- _DO THIS_:
Below is a listing; print exactly its lines from the one containing "Convert this chart to Bokeh code." down to the one containing "a_yticks = [335, 340, 345, 350, 355, 360]", both inclusive, with every picture left out.
______
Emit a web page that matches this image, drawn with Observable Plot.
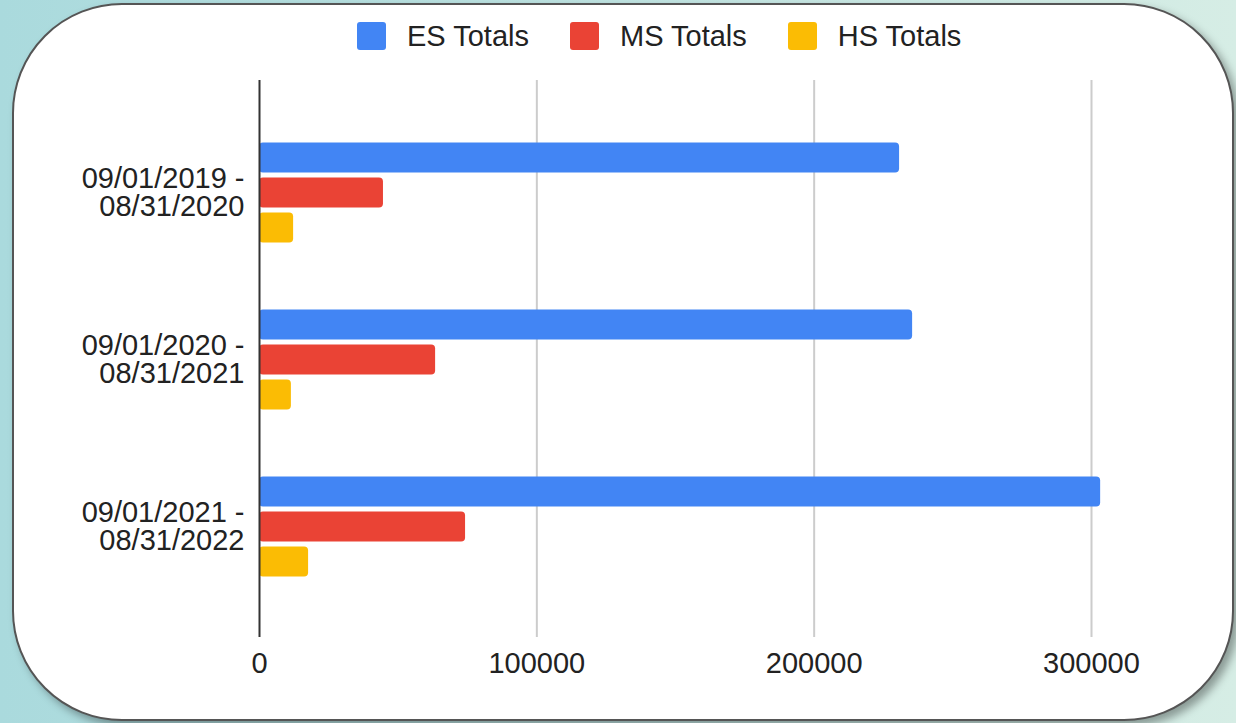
<!DOCTYPE html>
<html>
<head>
<meta charset="utf-8">
<script src="https://cdn.jsdelivr.net/npm/d3@7"></script>
<script src="https://cdn.jsdelivr.net/npm/@observablehq/plot@0.6"></script>
<style>
  html, body { margin: 0; padding: 0; }
  body {
    width: 1236px; height: 723px; overflow: hidden; position: relative;
    background: linear-gradient(to right, #aadadd 0%, #bfe3e1 50%, #d6ede5 100%);
    font-family: "Liberation Sans", Arial, sans-serif;
  }
  #card {
    position: absolute; left: 12px; top: 3px; width: 1222px; height: 718px;
    box-sizing: border-box; background: #fff; border: 2px solid #555;
    border-radius: 110px; box-shadow: 5px 5px 8px rgba(0,0,0,0.35);
  }
  #legend {
    position: absolute; left: 357px; top: 21px; display: flex; align-items: center;
    font-size: 29px; line-height: 30px; color: #222; z-index: 3; white-space: nowrap;
  }
  .item { display: flex; align-items: center; margin-right: 41px; }
  .sw { width: 29px; height: 28px; border-radius: 3px; margin-right: 21px; }
  #chart { position: absolute; left: 0; top: 0; z-index: 2; }
</style>
</head>
<body>
<div id="card"></div>
<div id="legend"></div>
<div id="chart"></div>
<script>
const periods = ["09/01/2019 - 08/31/2020", "09/01/2020 - 08/31/2021", "09/01/2021 - 08/31/2022"];
const seriesNames = ["ES Totals", "MS Totals", "HS Totals"];
const esTotals = [230800, 235500, 303300];
const msTotals = [44700, 63500, 74300];
const hsTotals = [12300, 11500, 17700];
const seriesColors = ["#4285f4", "#ea4335", "#fbbc04"];
const xTicks = [0, 100000, 200000, 300000];

const seriesValues = [esTotals, msTotals, hsTotals];

// legend
const legend = document.getElementById("legend");
seriesNames.forEach((name, i) => {
  const item = document.createElement("div");
  item.className = "item";
  const sw = document.createElement("div");
  sw.className = "sw";
  sw.style.background = seriesColors[i];
  const label = document.createElement("span");
  label.textContent = name;
  item.appendChild(sw);
  item.appendChild(label);
  legend.appendChild(item);
});

const offsets = [-35, 0, 35];
const barMarks = seriesNames.map((name, i) => {
  const rows = periods.map((p, j) => ({period: p, value: seriesValues[i][j], series: name}));
  return Plot.barX(rows, {
    x: "value", y: "period", fill: seriesColors[i],
    insetTop: 68.5, insetBottom: 68.5, dy: offsets[i], rx: 4
  });
});

const chart = Plot.plot({
  width: 1236, height: 723,
  marginLeft: 259, marginRight: 145, marginTop: 80, marginBottom: 86,
  style: {background: "transparent", fontFamily: "'Liberation Sans', Arial, sans-serif", overflow: "visible"},
  x: {domain: [0, 300000]},
  y: {domain: periods, range: [108.5, 609.5], padding: 0, axis: null},
  marks: [
    Plot.gridX(xTicks.slice(1), {stroke: "#cccccc", strokeOpacity: 1, strokeWidth: 2}),
    ...barMarks,
    Plot.ruleX([0], {stroke: "#333", strokeWidth: 2}),
    Plot.axisX(xTicks, {tickSize: 0, tickPadding: 15, fontSize: 29, fill: "#222", label: null, tickFormat: d => String(d)}),
    Plot.text(periods, {
      x: () => 0, y: d => d, text: d => d.replace(" - ", " -\n"),
      dx: -15, textAnchor: "end", fontSize: 29, lineHeight: 0.97, fill: "#222"
    })
  ]
});
document.getElementById("chart").appendChild(chart);
</script>
</body>
</html>
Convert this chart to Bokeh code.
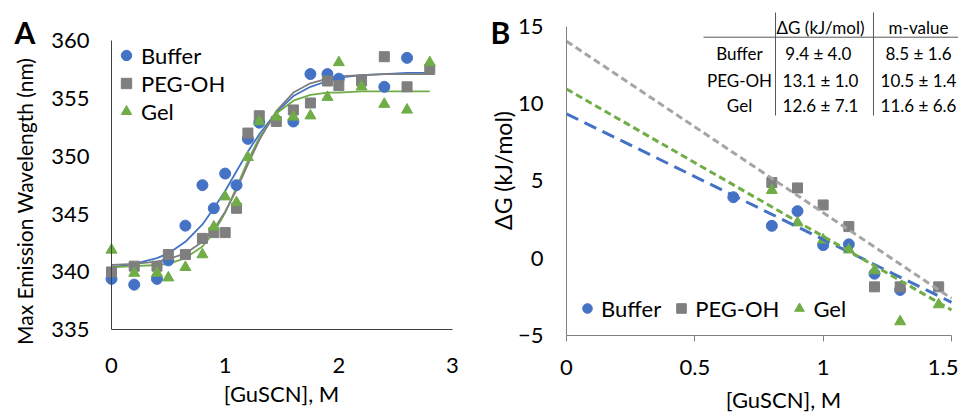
import math
from bokeh.plotting import figure
from bokeh.layouts import row
from bokeh.models import Legend, LegendItem, FixedTicker, Label
from bokeh.embed import file_html
from bokeh.resources import INLINE

FONT = "Lato"
BLUE = "#4472C4"
GREY = "#7F7F7F"
GREEN = "#70AD47"
LGREY = "#A5A5A5"

# ---------------- Panel A data ----------------
conc = [0, 0.2, 0.4, 0.5, 0.65, 0.8, 0.9, 1.0, 1.1, 1.2, 1.3, 1.45, 1.6, 1.75, 1.9, 2.0, 2.2, 2.4, 2.6, 2.8]
buffer_x = [0, 0.2, 0.4, 0.5, 0.65, 0.8, 0.9, 1.0, 1.1, 1.2, 1.3, 1.6, 1.75, 1.9, 2.0, 2.4, 2.6]
buffer_wl = [339.4, 338.9, 339.4, 341.0, 344.0, 347.5, 345.5, 348.5, 347.5, 351.5, 352.9, 353.0, 357.1, 357.1, 356.7, 356.0, 358.5]
peg_wl = [340.0, 340.5, 340.5, 341.5, 341.5, 342.9, 343.4, 343.4, 345.5, 352.0, 353.5, 353.0, 354.0, 354.6, 356.5, 356.1, 356.5, 358.6, 356.0, 357.5]
gel_wl = [341.9, 339.9, 339.9, 339.5, 340.4, 341.5, 343.9, 346.5, 346.0, 349.9, 353.0, 353.4, 353.4, 353.5, 355.1, 358.1, 356.0, 354.5, 354.0, 358.1]
buffer_fit = [340.4, 340.7, 341.2, 341.6, 342.6, 344.1, 345.5, 347.0, 348.7, 350.4, 351.9, 353.8, 355.2, 356.0, 356.5, 356.8, 357.0, 357.1, 357.2, 357.2]
peg_fit = [340.6, 340.7, 340.9, 341.1, 341.6, 342.6, 343.7, 345.2, 347.1, 349.3, 351.4, 353.9, 355.5, 356.3, 356.7, 356.9, 357.0, 357.1, 357.1, 357.1]
gel_fit = [340.4, 340.5, 340.6, 340.7, 341.2, 342.2, 343.4, 345.1, 347.3, 349.6, 351.6, 353.7, 354.8, 355.3, 355.5, 355.5, 355.6, 355.6, 355.6, 355.6]
a_xticks = [0, 1, 2, 3]
a_yticks = [335, 340, 345, 350, 355, 360]

# ---------------- Panel B data ----------------
b_buffer_x = [0.65, 0.8, 0.9, 1.0, 1.1, 1.2, 1.3]
b_buffer_dg = [3.95, 2.1, 3.05, 0.85, 0.9, -1.0, -2.05]
b_peg_x = [0.8, 0.9, 1.0, 1.1, 1.2, 1.3, 1.45]
b_peg_dg = [4.9, 4.55, 3.45, 2.05, -1.85, -1.85, -1.85]
b_gel_x = [0.8, 0.9, 1.0, 1.1, 1.2, 1.3, 1.45]
b_gel_dg = [4.4, 2.3, 1.2, 0.55, -0.8, -4.1, -3.0]
trend_x = [0, 1.5]
trend_buffer = [9.35, -2.85]
trend_peg = [14.05, -2.6]
trend_gel = [10.95, -3.35]
b_xticks = [0, 0.5, 1, 1.5]
b_xlabels = ["0", "0.5", "1", "1.5"]
b_yticks = [-5, 0, 5, 10, 15]
b_ylabels = ["\u22125", "0", "5", "10", "15"]

table_header = ["\u0394G (kJ/mol)", "m-value"]
table_rows = ["Buffer", "PEG-OH", "Gel"]
table_dg = ["9.4  \u00b1 4.0", "13.1 \u00b1 1.0", "12.6 \u00b1 7.1"]
table_m = ["8.5 \u00b1 1.6", "10.5 \u00b1 1.4", "11.6 \u00b1 6.6"]


def style_axis(ax, color, tick_out, label_standoff):
    ax.axis_line_color = color
    ax.axis_line_width = 1
    ax.major_tick_line_color = color
    ax.major_tick_out = tick_out
    ax.major_tick_in = 0
    ax.minor_tick_line_color = None
    ax.major_label_text_font = FONT
    ax.major_label_text_font_size = "22px"
    ax.major_label_text_color = "black"
    ax.major_label_standoff = label_standoff


def dlabel(p, x, y, text, size="22px", angle=0.0, align="center", baseline="middle", style="normal"):
    p.add_layout(Label(x=x, y=y, text=text, angle=angle,
                       text_font=FONT, text_font_size=size, text_font_style=style,
                       text_align=align, text_baseline=baseline, text_color="black"))


H = 412
# ================= Panel A =================
# frame fills the whole canvas; axes are pinned at x=0 / y=335 inside it
pA = figure(width=480, height=H, x_range=(-0.9765, 3.2463), y_range=(327.853, 363.457),
            output_backend="svg", toolbar_location=None, title=None, min_border=0)
pA.grid.visible = False
pA.outline_line_color = None

pA.xaxis.ticker = FixedTicker(ticks=a_xticks)
pA.yaxis.ticker = FixedTicker(ticks=a_yticks)
pA.xaxis.fixed_location = 335
pA.yaxis.fixed_location = 0
pA.xaxis.bounds = (0, 3)
pA.yaxis.bounds = (335, 360)
style_axis(pA.xaxis[0], "#404040", 0, 28)
style_axis(pA.yaxis[0], "#404040", 0, 22)

pA.line(conc, buffer_fit, line_color=BLUE, line_width=1.8)
pA.line(conc, gel_fit, line_color=GREEN, line_width=1.8)
pA.line(conc, peg_fit, line_color=GREY, line_width=1.8)

ra_b = pA.scatter(buffer_x, buffer_wl, marker="circle", size=11, fill_color=BLUE, line_color=BLUE)
ra_p = pA.scatter(conc, peg_wl, marker="square", size=10, fill_color=GREY, line_color=GREY)
ra_g = pA.scatter(conc, gel_wl, marker="triangle", size=11, fill_color=GREEN, line_color=GREEN)

legA = Legend(items=[LegendItem(label="Buffer", renderers=[ra_b]),
                     LegendItem(label="PEG-OH", renderers=[ra_p]),
                     LegendItem(label="Gel", renderers=[ra_g])],
              location=(113, 287), orientation="vertical",
              glyph_width=26, glyph_height=28, label_height=28, label_standoff=2,
              spacing=0, padding=0, margin=0,
              background_fill_alpha=0, border_line_color=None,
              label_text_font=FONT, label_text_font_size="22px", label_text_color="black")
pA.add_layout(legA)

dlabel(pA, -0.8534, 360.70, "A", size="30px", align="left", baseline="alphabetic", style="bold")
dlabel(pA, -0.7654, 346.10, "Max Emission Wavelength (nm)", size="21px", angle=math.pi / 2)
dlabel(pA, 1.4956, 329.495, "[GuSCN], M")

# ================= Panel B =================
pB = figure(width=478, height=H, x_range=(-0.33507, 1.52727), y_range=(-9.9838, 16.6828),
            output_backend="svg", toolbar_location=None, title=None, min_border=0)
pB.grid.visible = False
pB.outline_line_color = None

pB.xaxis.ticker = FixedTicker(ticks=b_xticks)
pB.yaxis.ticker = FixedTicker(ticks=b_yticks)
pB.xaxis.major_label_overrides = dict(zip(b_xticks, b_xlabels))
pB.yaxis.major_label_overrides = dict(zip(b_yticks, b_ylabels))
pB.xaxis.fixed_location = -5
pB.yaxis.fixed_location = 0
pB.xaxis.bounds = (0, 1.5)
pB.yaxis.bounds = (-5, 15)
style_axis(pB.xaxis[0], "#808080", 6, 18)
style_axis(pB.yaxis[0], "#808080", 0, 23)

rb_b = pB.scatter(b_buffer_x, b_buffer_dg, marker="circle", size=11, fill_color=BLUE, line_color=BLUE)
rb_p = pB.scatter(b_peg_x, b_peg_dg, marker="square", size=10, fill_color=GREY, line_color=GREY)
rb_g = pB.scatter(b_gel_x, b_gel_dg, marker="triangle", size=11, fill_color=GREEN, line_color=GREEN)

pB.line(trend_x, trend_buffer, line_color=BLUE, line_width=3, line_dash="13 7")
pB.line(trend_x, trend_peg, line_color=LGREY, line_width=3, line_dash="7 4")
pB.line(trend_x, trend_gel, line_color=GREEN, line_width=3, line_dash="7 4")

legB = Legend(items=[LegendItem(label="Buffer", renderers=[rb_b]),
                     LegendItem(label="PEG-OH", renderers=[rb_p]),
                     LegendItem(label="Gel", renderers=[rb_g])],
              location=(95, 90), orientation="horizontal",
              glyph_width=24, glyph_height=28, label_height=28, label_standoff=2,
              spacing=8, padding=0, margin=0,
              background_fill_alpha=0, border_line_color=None,
              label_text_font=FONT, label_text_font_size="22px", label_text_color="black")
pB.add_layout(legB)

dlabel(pB, -0.2961, 14.62, "B", size="30px", align="left", baseline="alphabetic", style="bold")
dlabel(pB, -0.2455, 5.68, "\u0394G (kJ/mol)", size="23px", angle=math.pi / 2)
dlabel(pB, 0.8455, -9.142, "[GuSCN], M")

# table (text + rules) in panel B
TF = "17px"
col_x = [0.674, 0.9896, 1.3714]
row_y = [14.916, 13.233, 11.505, 9.887]
for txt, cx in zip(table_header, col_x[1:]):
    dlabel(pB, cx, row_y[0], txt, size=TF)
for i in range(3):
    for txt, cx in zip([table_rows[i], table_dg[i], table_m[i]], col_x):
        dlabel(pB, cx, row_y[i + 1], txt, size=TF)
pB.segment(x0=[0.5338, 0.8143, 1.1961], y0=[14.307, 15.906, 15.906],
           x1=[1.53, 0.8143, 1.1961], y1=[14.307, 9.239, 9.239],
           line_color="#595959", line_width=1)

layout = row(pA, pB)
open("out.html", "w").write(file_html(layout, INLINE))
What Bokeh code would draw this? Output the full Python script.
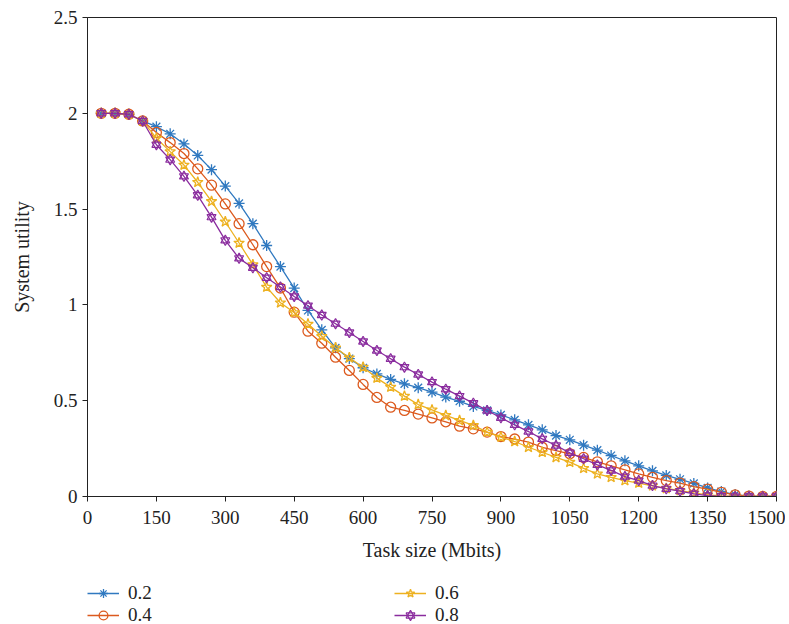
from bokeh.plotting import figure
from bokeh.layouts import column
from bokeh.models import Legend, LegendItem, FixedTicker, Range1d
from bokeh.embed import file_html
from bokeh.resources import INLINE

task_size = [30, 60, 90, 120, 150, 180, 210, 240, 270, 300,
             330, 360, 390, 420, 450, 480, 510, 540, 570, 600,
             630, 660, 690, 720, 750, 780, 810, 840, 870, 900,
             930, 960, 990, 1020, 1050, 1080, 1110, 1140, 1170, 1200,
             1230, 1260, 1290, 1320, 1350, 1380, 1410, 1440, 1470, 1500]

u_02 = [2.0, 2.0, 1.995, 1.96, 1.93, 1.893, 1.84, 1.78, 1.706, 1.62,
        1.53, 1.424, 1.31, 1.20, 1.088, 0.971, 0.87, 0.776, 0.72, 0.672,
        0.64, 0.611, 0.588, 0.568, 0.545, 0.519, 0.497, 0.47, 0.449, 0.426,
        0.40, 0.374, 0.348, 0.318, 0.296, 0.268, 0.242, 0.214, 0.186, 0.16,
        0.134, 0.11, 0.09, 0.068, 0.045, 0.026, 0.01, 0.002, 0.0, 0.0]

u_04 = [2.0, 2.0, 1.995, 1.96, 1.90, 1.847, 1.79, 1.71, 1.625, 1.527,
        1.424, 1.314, 1.20, 1.088, 0.962, 0.863, 0.80, 0.727, 0.658, 0.585,
        0.517, 0.466, 0.449, 0.43, 0.41, 0.39, 0.367, 0.353, 0.336, 0.313,
        0.30, 0.284, 0.257, 0.24, 0.223, 0.204, 0.181, 0.16, 0.139, 0.118,
        0.10, 0.083, 0.07, 0.052, 0.038, 0.022, 0.008, 0.002, 0.0, 0.0]

u_06 = [2.0, 2.0, 1.995, 1.96, 1.87, 1.80, 1.73, 1.64, 1.54, 1.434,
        1.323, 1.21, 1.093, 1.011, 0.96, 0.90, 0.836, 0.776, 0.724, 0.675,
        0.618, 0.571, 0.524, 0.48, 0.452, 0.423, 0.397, 0.371, 0.336, 0.31,
        0.287, 0.257, 0.231, 0.204, 0.179, 0.147, 0.118, 0.10, 0.083, 0.07,
        0.056, 0.042, 0.031, 0.019, 0.009, 0.003, 0.001, 0.0, 0.0, 0.0]

u_08 = [2.0, 2.0, 1.995, 1.96, 1.836, 1.758, 1.671, 1.572, 1.458, 1.337,
        1.243, 1.194, 1.142, 1.093, 1.044, 0.996, 0.947, 0.902, 0.856, 0.809,
        0.762, 0.719, 0.675, 0.637, 0.597, 0.56, 0.524, 0.487, 0.449, 0.411,
        0.374, 0.339, 0.301, 0.266, 0.228, 0.197, 0.165, 0.136, 0.104, 0.083,
        0.057, 0.04, 0.028, 0.014, 0.005, 0.001, 0.0, 0.0, 0.0, 0.0]

labels = ["0.2", "0.4", "0.6", "0.8"]
x_ticks = [0, 150, 300, 450, 600, 750, 900, 1050, 1200, 1350, 1500]
y_ticks = [0, 0.5, 1, 1.5, 2, 2.5]
y_tick_labels = ["0", "0.5", "1", "1.5", "2", "2.5"]

BLUE = "#3079c0"
ORANGE = "#dc5a1e"
YELLOW = "#edb120"
PURPLE = "#8a2c9e"
FONT = "Liberation Serif"
INK = "#222222"

p = figure(frame_width=689, frame_height=479, output_backend="svg", toolbar_location=None,
           x_range=Range1d(0, 1500), y_range=Range1d(0, 2.5),
           min_border_left=87, min_border_right=9, min_border_top=17,
           min_border_bottom=70)

p.grid.visible = False
p.outline_line_color = INK
p.outline_line_width = 1

for ax in (p.xaxis[0], p.yaxis[0]):
    ax.axis_line_color = INK
    ax.major_tick_line_color = INK
    ax.major_tick_out = 5
    ax.major_tick_in = 0
    ax.minor_tick_line_color = None
    ax.major_label_text_font = FONT
    ax.major_label_text_font_size = "19px"
    ax.major_label_text_color = INK
    ax.axis_label_text_font = FONT
    ax.axis_label_text_font_size = "20px"
    ax.axis_label_text_font_style = "normal"
    ax.axis_label_text_color = INK

p.xaxis.ticker = FixedTicker(ticks=x_ticks)
p.yaxis.ticker = FixedTicker(ticks=y_ticks)
p.yaxis.major_label_overrides = {t: s for t, s in zip(y_ticks, y_tick_labels)}
p.xaxis.axis_label = "Task size (Mbits)"
p.yaxis.axis_label = "System utility"
p.xaxis.major_label_standoff = 9
p.xaxis.axis_label_standoff = 12
p.yaxis.major_label_standoff = 5
p.yaxis.axis_label_standoff = 18

lw = 1.3
styles = [
    dict(color=BLUE, marker="asterisk", size=11),
    dict(color=ORANGE, marker="circle", size=10),
    dict(color=YELLOW, marker="star", size=11),
    dict(color=PURPLE, marker="hexagram", size=9),
]
series = [u_02, u_04, u_06, u_08]


def draw(fig, xs, ys, st):
    rs = [fig.line(xs, ys, line_color=st["color"], line_width=lw)]
    if st["marker"] == "hexagram":
        for mk in ("triangle", "inverted_triangle"):
            rs.append(fig.scatter(xs, ys, marker=mk, size=st["size"], line_color=st["color"],
                                  fill_color=None, line_width=1.2))
    else:
        rs.append(fig.scatter(xs, ys, marker=st["marker"], size=st["size"],
                              line_color=st["color"], fill_color=None, line_width=1.3))
    return rs


for ys, st in zip(series, styles):
    draw(p, task_size, ys, st)

# legend strip below the chart (its own view range shows none of the data,
# the renderers only supply the legend glyph styles)
q = figure(width=785, height=58, output_backend="svg", toolbar_location=None,
           x_axis_type=None, y_axis_type=None, min_border=0,
           x_range=Range1d(-3000, -2000), y_range=Range1d(-3000, -2000))
q.grid.visible = False
q.outline_line_color = None

legend_renderers = [draw(q, task_size, ys, st) for ys, st in zip(series, styles)]


def make_legend(items, loc):
    leg = Legend(items=items, location=loc, orientation="horizontal")
    leg.padding = 0
    leg.margin = 0
    leg.spacing = 0
    leg.glyph_width = 32
    leg.glyph_height = 22
    leg.label_height = 22
    leg.label_width = 266
    leg.label_standoff = 9
    leg.label_text_font = FONT
    leg.label_text_font_size = "19px"
    leg.label_text_color = INK
    leg.border_line_color = None
    leg.background_fill_alpha = 0
    return leg


leg_a = make_legend([LegendItem(label=labels[0], renderers=legend_renderers[0]),
                     LegendItem(label=labels[2], renderers=legend_renderers[2])], (0, 20))
leg_b = make_legend([LegendItem(label=labels[1], renderers=legend_renderers[1]),
                     LegendItem(label=labels[3], renderers=legend_renderers[3])], (0, -2))
q.add_layout(leg_a)
q.add_layout(leg_b)

layout = column(p, q, spacing=0)
open("out.html", "w").write(file_html(layout, INLINE))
______
- _CORRECT ANSWER_:
Convert this chart to Bokeh code.
import math
from bokeh.plotting import figure
from bokeh.layouts import row
from bokeh.models import Legend, LegendItem, FixedTicker, Label
from bokeh.embed import file_html
from bokeh.resources import INLINE

FONT = "Lato"
BLUE = "#4472C4"
GREY = "#7F7F7F"
GREEN = "#70AD47"
LGREY = "#A5A5A5"

# ---------------- Panel A data ----------------
conc = [0, 0.2, 0.4, 0.5, 0.65, 0.8, 0.9, 1.0, 1.1, 1.2, 1.3, 1.45, 1.6, 1.75, 1.9, 2.0, 2.2, 2.4, 2.6, 2.8]
buffer_x = [0, 0.2, 0.4, 0.5, 0.65, 0.8, 0.9, 1.0, 1.1, 1.2, 1.3, 1.6, 1.75, 1.9, 2.0, 2.4, 2.6]
buffer_wl = [339.4, 338.9, 339.4, 341.0, 344.0, 347.5, 345.5, 348.5, 347.5, 351.5, 352.9, 353.0, 357.1, 357.1, 356.7, 356.0, 358.5]
peg_wl = [340.0, 340.5, 340.5, 341.5, 341.5, 342.9, 343.4, 343.4, 345.5, 352.0, 353.5, 353.0, 354.0, 354.6, 356.5, 356.1, 356.5, 358.6, 356.0, 357.5]
gel_wl = [341.9, 339.9, 339.9, 339.5, 340.4, 341.5, 343.9, 346.5, 346.0, 349.9, 353.0, 353.4, 353.4, 353.5, 355.1, 358.1, 356.0, 354.5, 354.0, 358.1]
buffer_fit = [340.4, 340.7, 341.2, 341.6, 342.6, 344.1, 345.5, 347.0, 348.7, 350.4, 351.9, 353.8, 355.2, 356.0, 356.5, 356.8, 357.0, 357.1, 357.2, 357.2]
peg_fit = [340.6, 340.7, 340.9, 341.1, 341.6, 342.6, 343.7, 345.2, 347.1, 349.3, 351.4, 353.9, 355.5, 356.3, 356.7, 356.9, 357.0, 357.1, 357.1, 357.1]
gel_fit = [340.4, 340.5, 340.6, 340.7, 341.2, 342.2, 343.4, 345.1, 347.3, 349.6, 351.6, 353.7, 354.8, 355.3, 355.5, 355.5, 355.6, 355.6, 355.6, 355.6]
a_xticks = [0, 1, 2, 3]
a_yticks = [335, 340, 345, 350, 355, 360]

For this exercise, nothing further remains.